6.  Computer data center equipment leased or rented to the owner, operator or qualified colocation tenant of a computer data center that is certified by the Arizona commerce authority pursuant to section 41-1519 or an authorized agent of the owner, operator or qualified colocation tenant during the qualification period for use in the qualified computer data center.  For the purposes of this paragraph, "computer data center", "computer data center equipment", "qualification period" and "qualified colocation tenant" have the same meanings prescribed in section 41-1519.

C.  Sales of tangible personal property to be leased or rented to a person engaged in a business classified under the personal property rental classification are deemed to be resale sales.

D.  In computing the tax base, the gross proceeds of sales or gross income from the lease or rental of a motor vehicle does not include any amount attributable to the car rental surcharge under section 5‑839, 28‑5810 or 48‑4234.

E.  Until December 31, 1988, leasing or renting animals for recreational purposes is exempt from the tax imposed by this section. Beginning January 1, 1989, the gross proceeds or gross income from leasing or renting animals for recreational purposes is subject to taxation under this section.  Tax liabilities, penalties and interest paid for taxable periods before January 1, 1989 shall not be refunded unless the taxpayer requesting the refund provides proof satisfactory to the department that the monies paid as taxes will be returned to the customer.

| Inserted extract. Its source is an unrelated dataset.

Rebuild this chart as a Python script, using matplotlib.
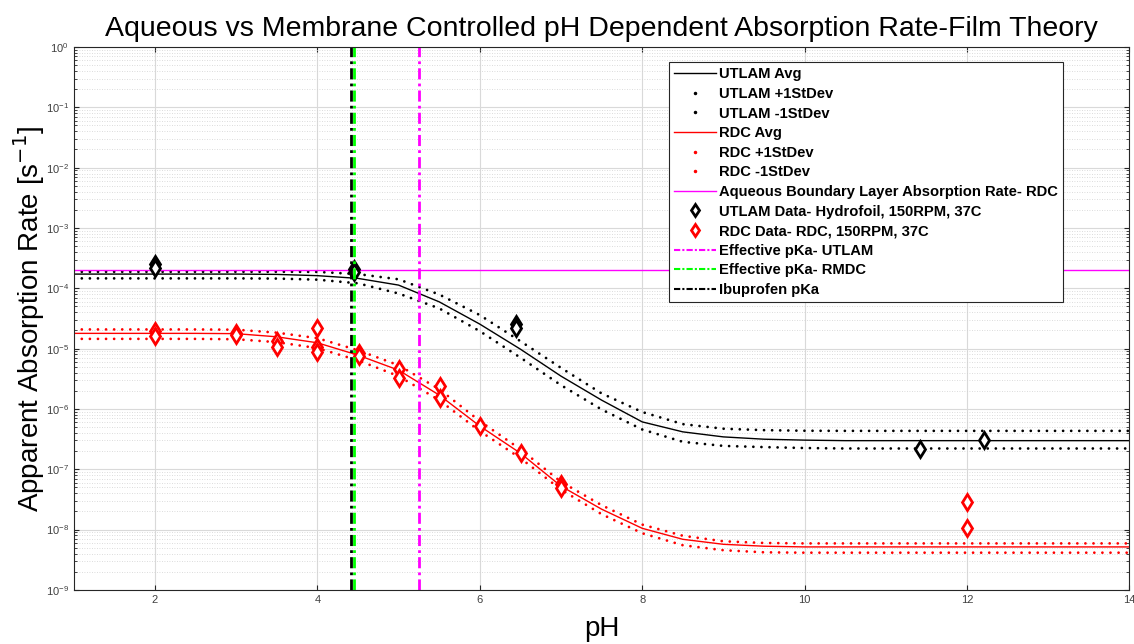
import numpy as np
import matplotlib
matplotlib.use("Agg")
import matplotlib.pyplot as plt
from matplotlib.lines import Line2D

plt.rcParams["font.family"] = ["Liberation Sans", "DejaVu Sans"]

# model curves (pH grid 0.5)
ph_curve = [1.0, 1.5, 2.0, 2.5, 3.0, 3.5, 4.0, 4.5, 5.0, 5.5, 6.0, 6.5, 7.0, 7.5,
            8.0, 8.5, 9.0, 9.5, 10.0, 10.5, 11.0, 11.5, 12.0, 12.5, 13.0, 13.5, 14.0]

utlam_avg = [1.72e-4, 1.72e-4, 1.72e-4, 1.72e-4, 1.72e-4, 1.70e-4, 1.62e-4, 1.46e-4,
             1.13e-4, 5.97e-5, 2.55e-5, 9.8e-6, 3.5e-6, 1.4e-6, 6.1e-7, 4.17e-7,
             3.44e-7, 3.15e-7, 3.04e-7, 2.98e-7, 2.98e-7, 2.98e-7, 2.98e-7, 2.98e-7,
             2.98e-7, 2.98e-7, 2.98e-7]
utlam_hi = [1.88e-4, 1.88e-4, 1.88e-4, 1.88e-4, 1.88e-4, 1.88e-4, 1.87e-4, 1.72e-4,
            1.41e-4, 7.9e-5, 3.6e-5, 1.33e-5, 4.8e-6, 1.81e-6, 8.9e-7, 5.6e-7,
            4.7e-7, 4.45e-7, 4.35e-7, 4.33e-7, 4.33e-7, 4.33e-7, 4.33e-7, 4.33e-7,
            4.33e-7, 4.33e-7, 4.33e-7]
utlam_lo = [1.46e-4, 1.46e-4, 1.46e-4, 1.46e-4, 1.46e-4, 1.45e-4, 1.39e-4, 1.21e-4,
            8.2e-5, 4.65e-5, 1.95e-5, 7.1e-6, 2.48e-6, 9.8e-7, 4.57e-7, 2.85e-7,
            2.44e-7, 2.33e-7, 2.25e-7, 2.21e-7, 2.21e-7, 2.21e-7, 2.21e-7, 2.21e-7,
            2.21e-7, 2.21e-7, 2.21e-7]

rdc_avg = [1.79e-5, 1.79e-5, 1.79e-5, 1.79e-5, 1.77e-5, 1.57e-5, 1.25e-5, 7.8e-6,
           4.4e-6, 1.7e-6, 5.2e-7, 1.85e-7, 5.25e-8, 2.18e-8, 1.05e-8, 6.9e-9,
           5.7e-9, 5.3e-9, 5.16e-9, 5.16e-9, 5.16e-9, 5.16e-9, 5.16e-9, 5.16e-9,
           5.16e-9, 5.16e-9, 5.16e-9]
rdc_hi = [2.08e-5, 2.08e-5, 2.08e-5, 2.08e-5, 2.06e-5, 1.84e-5, 1.49e-5, 9.4e-6,
          5.3e-6, 2.13e-6, 6.3e-7, 2.15e-7, 6.2e-8, 2.54e-8, 1.21e-8, 7.9e-9,
          6.4e-9, 6.0e-9, 5.9e-9, 5.9e-9, 5.9e-9, 5.9e-9, 5.9e-9, 5.9e-9,
          5.9e-9, 5.9e-9, 5.9e-9]
rdc_lo = [1.45e-5, 1.45e-5, 1.45e-5, 1.45e-5, 1.43e-5, 1.28e-5, 1.02e-5, 6.4e-6,
          3.5e-6, 1.4e-6, 4.3e-7, 1.53e-7, 4.6e-8, 1.8e-8, 8.7e-9, 5.5e-9,
          4.55e-9, 4.2e-9, 4.14e-9, 4.14e-9, 4.14e-9, 4.14e-9, 4.14e-9, 4.14e-9,
          4.14e-9, 4.14e-9, 4.14e-9]

aq_rate = 2.0e-4

# measured data
utlam_ph = [2.0, 2.0, 4.45, 4.45, 6.45, 6.45, 11.42, 12.21]
utlam_k = [2.5e-4, 2.2e-4, 2.05e-4, 1.85e-4, 2.6e-5, 2.2e-5, 2.2e-7, 3.0e-7]

rdc_ph = [2.0, 2.0, 3.0, 3.0, 3.5, 3.5, 4.0, 4.0, 4.0, 4.51, 4.51, 5.01, 5.01,
          5.51, 5.51, 6.0, 6.51, 7.0, 7.0, 12.0, 12.0]
rdc_k = [1.99e-5, 1.59e-5, 1.85e-5, 1.7e-5, 1.35e-5, 1.07e-5, 2.2e-5, 1.07e-5, 8.8e-6,
         8.3e-6, 7.5e-6, 4.6e-6, 3.2e-6, 2.4e-6, 1.5e-6, 5.2e-7, 1.87e-7,
         5.7e-8, 4.9e-8, 2.9e-8, 1.06e-8]

pka_utlam = 5.25
pka_rmdc = 4.45
pka_ibu = 4.41

dot_style = (0, (0.01, 2.9))
dashdot = (0, (4, 1.5, 1, 1.5))

fig = plt.figure(figsize=(11.34, 6.44), dpi=100)
ax = fig.add_axes([0.065, 0.084, 0.931, 0.843])

ax.plot(ph_curve, utlam_avg, color="black", lw=1)
ax.plot(ph_curve, utlam_hi, color="black", lw=2, ls=dot_style, dash_capstyle="round")
ax.plot(ph_curve, utlam_lo, color="black", lw=2, ls=dot_style, dash_capstyle="round")
ax.plot(ph_curve, rdc_avg, color="red", lw=1)
ax.plot(ph_curve, rdc_hi, color="red", lw=2, ls=dot_style, dash_capstyle="round")
ax.plot(ph_curve, rdc_lo, color="red", lw=2, ls=dot_style, dash_capstyle="round")
ax.axhline(aq_rate, color="magenta", lw=1)
ax.plot(utlam_ph, utlam_k, ls="none", marker="d", ms=8, mfc="white", mec="black", mew=2)
ax.plot(rdc_ph, rdc_k, ls="none", marker="d", ms=8, mfc="white", mec="red", mew=2)
ax.axvline(pka_utlam, color="magenta", lw=2, ls=dashdot)
ax.axvline(pka_rmdc, color="lime", lw=2, ls=dashdot)
ax.axvline(pka_ibu, color="black", lw=2, ls=dashdot)

ax.set_yscale("log")
ax.set_xlim(1, 14)
ax.set_ylim(1e-9, 1)
ax.set_xticks([2, 4, 6, 8, 10, 12, 14])
ax.set_yticks([10.0 ** e for e in range(-9, 1)])
ax.grid(True, which="major", color="#d9d9d9", lw=0.8)
ax.grid(True, which="minor", axis="y", color="#d0d0d0", lw=0.6, ls=(0, (1, 2)))
ax.tick_params(which="both", direction="in", top=True, right=True,
               labelsize=8, labelcolor="#404040", color="#262626")
for s in ax.spines.values():
    s.set_color("#262626")

ax.set_xlabel("pH", fontsize=20, labelpad=8)
ax.set_ylabel("Apparent Absorption Rate [s$^{-1}$]", fontsize=20, labelpad=-1)
ax.set_title("Aqueous vs Membrane Controlled pH Dependent Absorption Rate-Film Theory",
             fontsize=20.5, pad=8)

handles = [
    Line2D([], [], color="black", lw=1),
    Line2D([], [], color="black", ls="none", marker=".", ms=3),
    Line2D([], [], color="black", ls="none", marker=".", ms=3),
    Line2D([], [], color="red", lw=1),
    Line2D([], [], color="red", ls="none", marker=".", ms=3),
    Line2D([], [], color="red", ls="none", marker=".", ms=3),
    Line2D([], [], color="magenta", lw=1),
    Line2D([], [], ls="none", marker="d", ms=6, mfc="white", mec="black", mew=2),
    Line2D([], [], ls="none", marker="d", ms=6, mfc="white", mec="red", mew=2),
    Line2D([], [], color="magenta", lw=1.5, ls=(0, (3, 1, 1, 1))),
    Line2D([], [], color="lime", lw=1.5, ls=(0, (3, 1, 1, 1))),
    Line2D([], [], color="black", lw=1.5, ls=(0, (3, 1, 1, 1))),
]
labels = ["UTLAM Avg", "UTLAM +1StDev", "UTLAM -1StDev", "RDC Avg", "RDC +1StDev",
          "RDC -1StDev", "Aqueous Boundary Layer Absorption Rate- RDC",
          "UTLAM Data- Hydrofoil, 150RPM, 37C", "RDC Data- RDC, 150RPM, 37C",
          "Effective pKa- UTLAM", "Effective pKa- RMDC", "Ibuprofen pKa"]
leg = ax.legend(handles, labels, loc="upper left", bbox_to_anchor=(0.5635, 0.972),
                prop={"weight": "bold", "size": 10.6}, frameon=True,
                fancybox=False, edgecolor="#262626", framealpha=1,
                handlelength=2.9, handletextpad=0.15, labelspacing=0.38,
                borderpad=0.35, borderaxespad=0)
leg.get_frame().set_linewidth(0.8)

fig.savefig("out.png", dpi=100)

F.  For the purposes of this section:

1.  "Cable operator" has the same meaning prescribed by in section 9‑505.

2.  "Utility pole" means any wooden, metal or other pole used for utility purposes and the pole's appurtenances that are attached or authorized for attachment by the person controlling the pole. END_STATUTE

Sec. 3.  Retroactivity

This act applies retroactively to from and after September 12, 2013.